Last week provided a vivid example of the powerful forces currently influencing stock prices. On Monday and Tuesday, prices rose, reaching all-time highs on some market indexes. Despite underlying fundamental conditions that have historically corresponded with far lower valuation levels, short-term traders continued to buy even the smallest price dips. After more than eight years of financial stimulus from the Fed and other major world central banks, fear of market declines has virtually disappeared.

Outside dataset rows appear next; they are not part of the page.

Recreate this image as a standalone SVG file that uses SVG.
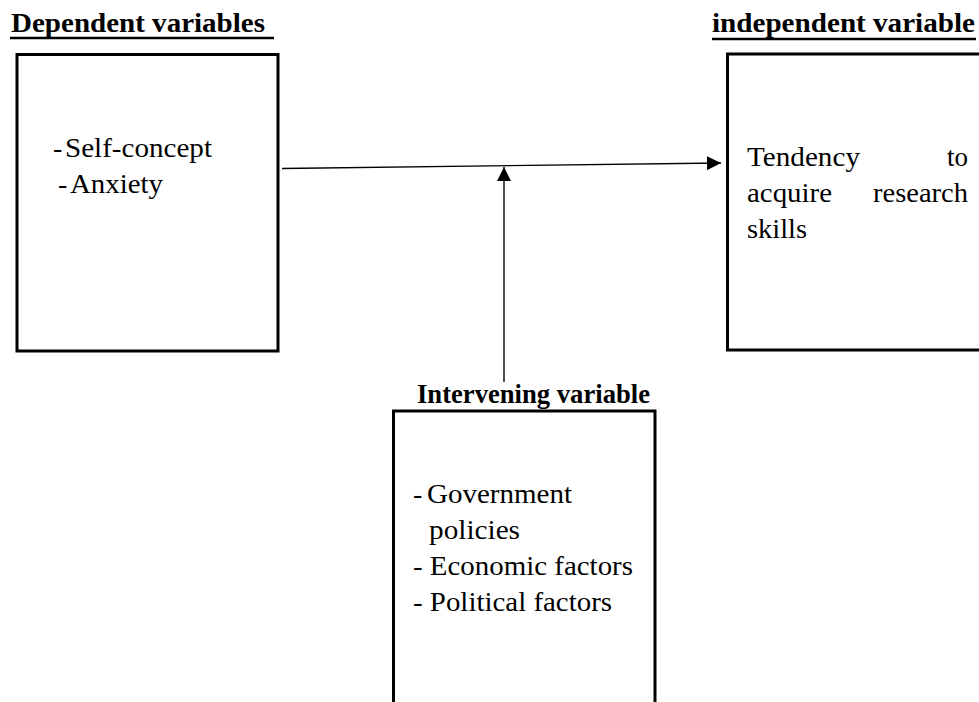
<svg xmlns="http://www.w3.org/2000/svg" width="979" height="702" viewBox="0 0 979 702" font-family="'Liberation Serif', 'Times New Roman', serif">
  <defs>
    <marker id="arrow" viewBox="0 0 14 14" refX="14" refY="7" markerWidth="14" markerHeight="14" markerUnits="userSpaceOnUse" orient="auto">
      <path d="M0,0 L14,7 L0,14 Z" fill="#000000"/>
    </marker>
  </defs>
  <rect width="979" height="702" fill="#ffffff"/>

  <!-- Dependent variables -->
  <g id="dependent" fill="#000000">
    <text x="11" y="32" font-size="27" font-weight="bold" textLength="254" lengthAdjust="spacingAndGlyphs">Dependent variables</text>
    <line x1="10" y1="38" x2="274" y2="38" stroke="#000000" stroke-width="2.5"/>
    <rect x="17" y="54.5" width="261" height="296.5" fill="#ffffff" stroke="#000000" stroke-width="3"/>
    <text x="53" y="157" font-size="28">-</text>
    <text x="65" y="157" font-size="28" textLength="147" lengthAdjust="spacingAndGlyphs">Self-concept</text>
    <text x="58" y="193" font-size="28">-</text>
    <text x="70" y="193" font-size="28" textLength="93" lengthAdjust="spacingAndGlyphs">Anxiety</text>
  </g>

  <!-- Independent variable -->
  <g id="independent" fill="#000000">
    <text x="712" y="32" font-size="27" font-weight="bold" textLength="263" lengthAdjust="spacingAndGlyphs">independent variable</text>
    <line x1="712" y1="39" x2="976" y2="39" stroke="#000000" stroke-width="2.5"/>
    <rect x="727.5" y="54" width="270" height="296" fill="#ffffff" stroke="#000000" stroke-width="3"/>
    <text x="747" y="166" font-size="28" textLength="113" lengthAdjust="spacingAndGlyphs">Tendency</text>
    <text x="947" y="166" font-size="28" textLength="21" lengthAdjust="spacingAndGlyphs">to</text>
    <text x="747" y="202" font-size="28" textLength="85" lengthAdjust="spacingAndGlyphs">acquire</text>
    <text x="873" y="202" font-size="28" textLength="95" lengthAdjust="spacingAndGlyphs">research</text>
    <text x="747" y="238" font-size="28" textLength="60" lengthAdjust="spacingAndGlyphs">skills</text>
  </g>

  <!-- Intervening variable -->
  <g id="intervening" fill="#000000">
    <text x="417" y="403" font-size="27" font-weight="bold" textLength="233" lengthAdjust="spacingAndGlyphs">Intervening variable</text>
    <rect x="393.5" y="411" width="261.5" height="320" fill="#ffffff" stroke="#000000" stroke-width="3"/>
    <text x="413" y="503" font-size="28">-</text>
    <text x="427" y="503" font-size="28" textLength="145" lengthAdjust="spacingAndGlyphs">Government</text>
    <text x="429" y="539" font-size="28" textLength="91" lengthAdjust="spacingAndGlyphs">policies</text>
    <text x="413" y="575" font-size="28" textLength="220" lengthAdjust="spacingAndGlyphs">- Economic factors</text>
    <text x="413" y="611" font-size="28" textLength="199" lengthAdjust="spacingAndGlyphs">- Political factors</text>
  </g>

  <!-- Connectors -->
  <g id="connectors" stroke="#000000" stroke-width="1.4" fill="none">
    <line x1="282" y1="168.5" x2="721" y2="163" marker-end="url(#arrow)"/>
    <line x1="504" y1="382" x2="504" y2="167" marker-end="url(#arrow)"/>
  </g>
</svg>
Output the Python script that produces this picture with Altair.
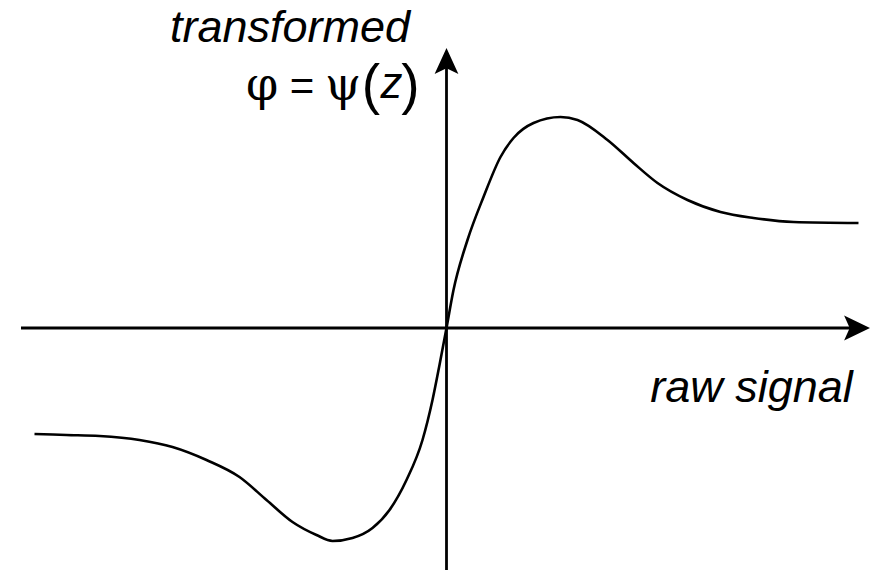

Then came news that ex-FBI Chief James Comey had taken contemporaneous notes of his conversations with President Trump that included a request from the President that Comey not continue the investigations of former National Security Advisor Michael Flynn. Stock prices gapped down by about 125 Dow points on Wednesday morning, reflecting fear that stepped-up investigations of alleged administration collusion with Russia could derail or at least seriously delay highly anticipated business-friendly Trump administration tax, deregulation and foreign money repatriation proposals. The buy-the-dippers largely stepped aside for the full day, and fear prevailed with the Dow closing at its low for the day, down 372 points. Volume increased substantially.

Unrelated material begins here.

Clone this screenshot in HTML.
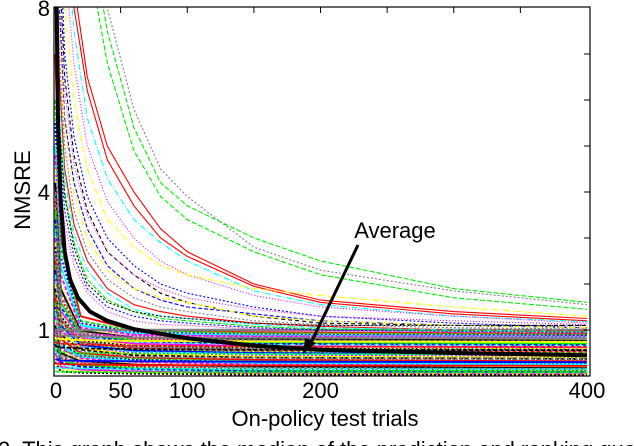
<!DOCTYPE html>
<html><head><meta charset="utf-8"><style>
html,body{margin:0;padding:0;background:#fff;overflow:hidden;width:634px;height:446px}
svg{display:block}
text{font-family:"Liberation Sans",sans-serif}
</style></head><body>
<svg id="chart" width="634" height="446" viewBox="0 0 634 446">
<defs><clipPath id="plotclip"><rect x="54" y="7" width="536" height="369"/></clipPath></defs>
<g id="series" clip-path="url(#plotclip)"></g>
<g id="axes"></g>
</svg>
<script>
// x sample positions (trials) for the upper curves
const xsUpper = [1, 2, 4, 8, 15, 25, 40, 60, 80, 100, 150, 200, 300, 400];
const upperColors = ["#808080","#00ee00","#00ee00","#ff0000","#ff0000","#00ffff","#ff00ff","#ffff00","#0000ff","#000000","#ff00ff","#0000ff","#ffff00","#808080","#ff0000","#00ffff","#00ee00","#000000","#0000ff","#ff00ff"];
const upperDash = ["2,2","5,2","5,2","","","6,2,1,2","1,2","6,2,1,2","2,2","4,3","1,2","4,2","6,2,1,2","2,2","","6,2,1,2","5,2","2,2","2,2","1,2"];
const upperValues = [
 [30,28,24,19,14,11,8.0,5.8,4.5,3.9,2.8,2.3,1.85,1.55],
 [28,26,22,17,13,10,7.5,5.4,4.2,3.7,3.0,2.5,1.9,1.6],
 [26,24,20,15,12,9.2,6.8,4.9,3.9,3.4,2.7,2.2,1.7,1.45],
 [22,20,16,12,8.5,6.5,5.0,4.0,3.2,2.7,2.0,1.65,1.4,1.25],
 [20,18,15,11,8.0,6.2,4.7,3.7,3.0,2.6,1.95,1.6,1.35,1.2],
 [18,16,13,10,7.5,5.6,4.3,3.4,2.9,2.5,1.85,1.55,1.3,1.18],
 [16,14,12,9,6.8,5.0,3.8,3.0,2.5,2.2,1.75,1.5,1.3,1.15],
 [15,13,11,8,6.0,4.5,3.4,2.8,2.4,2.2,1.9,1.75,1.5,1.3],
 [14,12,10,7,5.2,3.9,3.0,2.4,2.0,1.8,1.5,1.3,1.15,1.05],
 [13,11,9,6.5,4.8,3.6,2.7,2.2,1.8,1.6,1.3,1.15,1.1,1.1],
 [12,10,8.5,6.2,4.6,3.5,2.7,2.2,1.9,1.7,1.45,1.3,1.2,1.12],
 [12,10,8,5.6,4.2,3.2,2.4,1.9,1.65,1.5,1.35,1.2,1.1,1.05],
 [11,9.5,7.5,5.4,4.0,3.0,2.3,1.9,1.7,1.6,1.3,1.2,1.1,1.05],
 [10,9,7,5.0,3.6,2.7,2.1,1.7,1.5,1.4,1.2,1.12,1.05,1.02],
 [10,8.5,6.5,4.5,3.3,2.5,1.9,1.55,1.4,1.3,1.15,1.08,1.0,0.98],
 [9,8,6,4.3,3.1,2.3,1.8,1.45,1.3,1.25,1.12,1.05,1.0,0.97],
 [9,7.5,5.5,4.0,2.9,2.1,1.65,1.4,1.25,1.2,1.08,1.02,0.98,0.96],
 [8.5,7,5.5,3.9,2.8,2.0,1.6,1.4,1.3,1.25,1.15,1.1,1.1,1.1],
 [8,7,5,3.6,2.6,1.9,1.5,1.3,1.2,1.15,1.05,1.0,0.97,0.95],
 [7.5,6.5,4.5,3.3,2.4,1.8,1.4,1.2,1.12,1.1,1.02,0.98,0.95,0.93]
];
// lower dense band curves
const xsBand = [1, 5, 20, 60, 150, 400];
const bandColors = ["#ff0000","#00ee00","#0000ff","#00ffff","#ff00ff","#ffff00","#000000","#808080"];
const bandValues = [
 [7,3.0,1.3,1.0,0.95,0.92],[6,2.8,1.2,0.98,0.93,0.9],[5.5,2.6,1.15,0.95,0.9,0.88],
 [5,2.4,1.1,0.92,0.88,0.85],[4.8,2.2,1.05,0.9,0.85,0.82],[4.5,2.0,1.0,0.87,0.82,0.8],
 [4.2,1.9,0.98,0.84,0.8,0.77],[4,1.8,0.95,0.82,0.78,0.75],[3.8,1.7,0.92,0.8,0.75,0.72],
 [3.6,1.6,0.9,0.77,0.72,0.7],[3.4,1.5,0.87,0.75,0.7,0.67],[3.2,1.45,0.85,0.72,0.68,0.65],
 [3.0,1.4,0.82,0.7,0.65,0.62],[2.9,1.35,0.8,0.67,0.62,0.6],[2.8,1.3,0.77,0.65,0.6,0.57],
 [2.6,1.25,0.74,0.62,0.58,0.55],[2.5,1.2,0.72,0.6,0.55,0.52],[2.4,1.15,0.7,0.57,0.52,0.5],
 [2.3,1.1,0.67,0.55,0.5,0.47],[2.2,1.05,0.64,0.52,0.48,0.45],[2.1,1.0,0.62,0.5,0.45,0.42],
 [2.0,0.95,0.6,0.47,0.42,0.4],[1.9,0.9,0.57,0.45,0.4,0.37],[1.8,0.85,0.54,0.42,0.38,0.35],
 [1.7,0.8,0.5,0.4,0.35,0.32],[1.6,0.75,0.47,0.37,0.32,0.3],[1.5,0.7,0.44,0.35,0.3,0.27],
 [1.4,0.65,0.41,0.32,0.28,0.25],[1.3,0.6,0.38,0.3,0.25,0.22],[1.2,0.55,0.35,0.27,0.22,0.2],
 [1.1,0.5,0.32,0.25,0.2,0.17],[1.0,0.45,0.3,0.22,0.18,0.15],[0.9,0.4,0.27,0.2,0.15,0.12],
 [0.8,0.35,0.24,0.17,0.12,0.1],[0.7,0.3,0.2,0.15,0.1,0.08],[0.6,0.25,0.17,0.12,0.08,0.06],
 [0.5,0.2,0.14,0.1,0.06,0.04],[0.4,0.15,0.1,0.07,0.04,0.03],[0.3,0.1,0.07,0.05,0.03,0.02],
 [0.9,0.88,0.86,0.84,0.83,0.82],[0.74,0.7,0.68,0.66,0.64,0.63],[0.55,0.52,0.5,0.49,0.48,0.47],
 [0.36,0.34,0.33,0.32,0.31,0.3],[0.18,0.17,0.16,0.16,0.15,0.15],
 [0.95,0.93,0.9,0.88,0.87,0.86],[0.82,0.8,0.78,0.76,0.75,0.74],[0.65,0.62,0.6,0.58,0.57,0.56],
 [0.45,0.43,0.42,0.41,0.4,0.39],[0.27,0.26,0.25,0.24,0.23,0.22],[0.1,0.09,0.09,0.08,0.08,0.08]
];
// average curve
const xsAvg = [1, 2, 3, 5, 8, 12, 18, 27, 40, 60, 100, 150, 200, 300, 400];
const avgValues = [12, 8, 5.5, 3.8, 2.7, 2.1, 1.7, 1.4, 1.2, 1.02, 0.82, 0.66, 0.57, 0.5, 0.45];
const refLine = 1;
const xTicks = [0, 50, 100, 200, 400];
const xTickMarks = [50, 100, 150, 200, 250, 300, 350];
const yTickLabels = [1, 4, 8];
const yTickMarks = [1, 2, 3, 4, 5, 6, 7];

const X0=54, X1=587, Y0=376, PXY=46;
function xs(v){return X0+(X1-X0)*v/400;}
function ys(v){return Y0-PXY*v;}
const NS="http://www.w3.org/2000/svg";
const g=document.getElementById('series'), ax=document.getElementById('axes');
function mk(tag,attrs,parent){const e=document.createElementNS(NS,tag);for(const k in attrs)e.setAttribute(k,attrs[k]);parent.appendChild(e);return e;}
function pathOf(xarr,varr){return varr.map((v,i)=>(i?'L':'M')+xs(xarr[i]).toFixed(1)+','+ys(v).toFixed(1)).join(' ');}

bandValues.forEach((vals,i)=>{
  const p=mk('path',{d:pathOf(xsBand,vals),fill:'none',stroke:bandColors[i%bandColors.length],'stroke-width':1.8,'stroke-dasharray':(i%3===0?'':(i%3===1?'4,2':'2,2'))},g);
  
  
});
const rl=mk('line',{x1:xs(0),x2:xs(400),y1:ys(refLine),y2:ys(refLine),stroke:'#808080','stroke-width':2.5},g);


upperValues.forEach((vals,i)=>{
  const p=mk('path',{d:pathOf(xsUpper,vals),fill:'none',stroke:upperColors[i],'stroke-width':1.1,'stroke-dasharray':upperDash[i]},g);
  
  
});
const av=mk('path',{d:pathOf(xsAvg,avgValues),fill:'none',stroke:'#000','stroke-width':4,'stroke-linejoin':'round'},g);



const fr=mk('rect',{x:X0,y:7,width:X1-X0+3,height:Y0-7,fill:'none',stroke:'#000','stroke-width':1.2},ax);


xTickMarks.forEach(t=>{
  const l=mk('line',{x1:xs(t),x2:xs(t),y1:7,y2:13,stroke:'#000'},ax);
  
  
});
yTickMarks.forEach(t=>{
  const l=mk('line',{x1:X1-3,x2:X1+3,y1:ys(t),y2:ys(t),stroke:'#000'},ax);
  
  
});
xTicks.forEach(t=>{
  const tx=mk('text',{x:xs(t)+(t===0?2:0),y:398,'text-anchor':'middle','font-size':22},ax);
  tx.textContent=t;
  
  
});
yTickLabels.forEach(t=>{
  const tx=mk('text',{x:50,y:ys(t)+8,'text-anchor':'end','font-size':22},ax);
  tx.textContent=t;
  
  
});
</script>
<svg style="position:absolute;left:0;top:0" width="634" height="446">
<line x1="358" y1="245" x2="310" y2="345" stroke="#000" stroke-width="3"/>
<polygon points="303,354 305,338 316,343" fill="#000"/>
<text x="395" y="238" text-anchor="middle" font-size="22" font-family="Liberation Sans, sans-serif">Average</text>
<text x="30" y="190" text-anchor="middle" font-size="22" font-family="Liberation Sans, sans-serif" transform="rotate(-90 30 190)">NMSRE</text>
<text x="325" y="426" text-anchor="middle" font-size="22" font-family="Liberation Sans, sans-serif">On-policy test trials</text>
<text x="-2" y="457" font-size="22" font-family="Liberation Serif, serif">2.  This graph shows the median of the prediction and ranking quality</text>
</svg>
</body></html>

Selling pressure pushed Dow prices down another 50 points in Thursday’s early trade, but algorithms elevated prices off that low. One can only estimate the collective attitude of traders, but it would be logical to expect that sellers would stand aside to see if the early rally “had legs”. When no significant selling materialized after the morning rally, another “algo-like” advance took prices up again in mid-afternoon (New York time). Some selling came in in the last hour and a half, but the market closed up on the day.
No follow-through to Wednesday’s massive decline and some friendly comments by Fed Governor Jim Bullard gave traders the courage to make another run for the highs on Friday morning. The rally gained strength through the day until stories hit the newswires that 1) the President had told the Russian Foreign Minister and Ambassador in the White House that his firing of Comey had greatly eased pressure on him relative to the Russian investigation and 2) that an unnamed current senior member of the White House staff was a “person of interest” in the Russian collusion investigation. That news release cost the Dow about 75 quick points. Nonetheless, the market retained most of its strong gain for the day and closed the week down about 100 Dow points, less than one-half of one percent. That’s a relatively small decline given some significant volatility.
The week’s activity showed us a few things. Traders are still eager to push prices higher, and they retain a high degree of confidence that central bankers will continue to step in if danger of a significant market decline presents itself. At the same time, however, the market shows its nervousness about political news that could distract from the proposed legislative agenda or, worse, tie the country up in a vitriolic impeachment fight.
With valuations and debt levels in extremely dangerous territory, it is essential that investors retain their confidence if prices are to remain near record levels or to advance further. For investors with largely irreplaceable capital, the potential for negative surprises should dampen willingness to expose large portions of that capital to overvalued equities.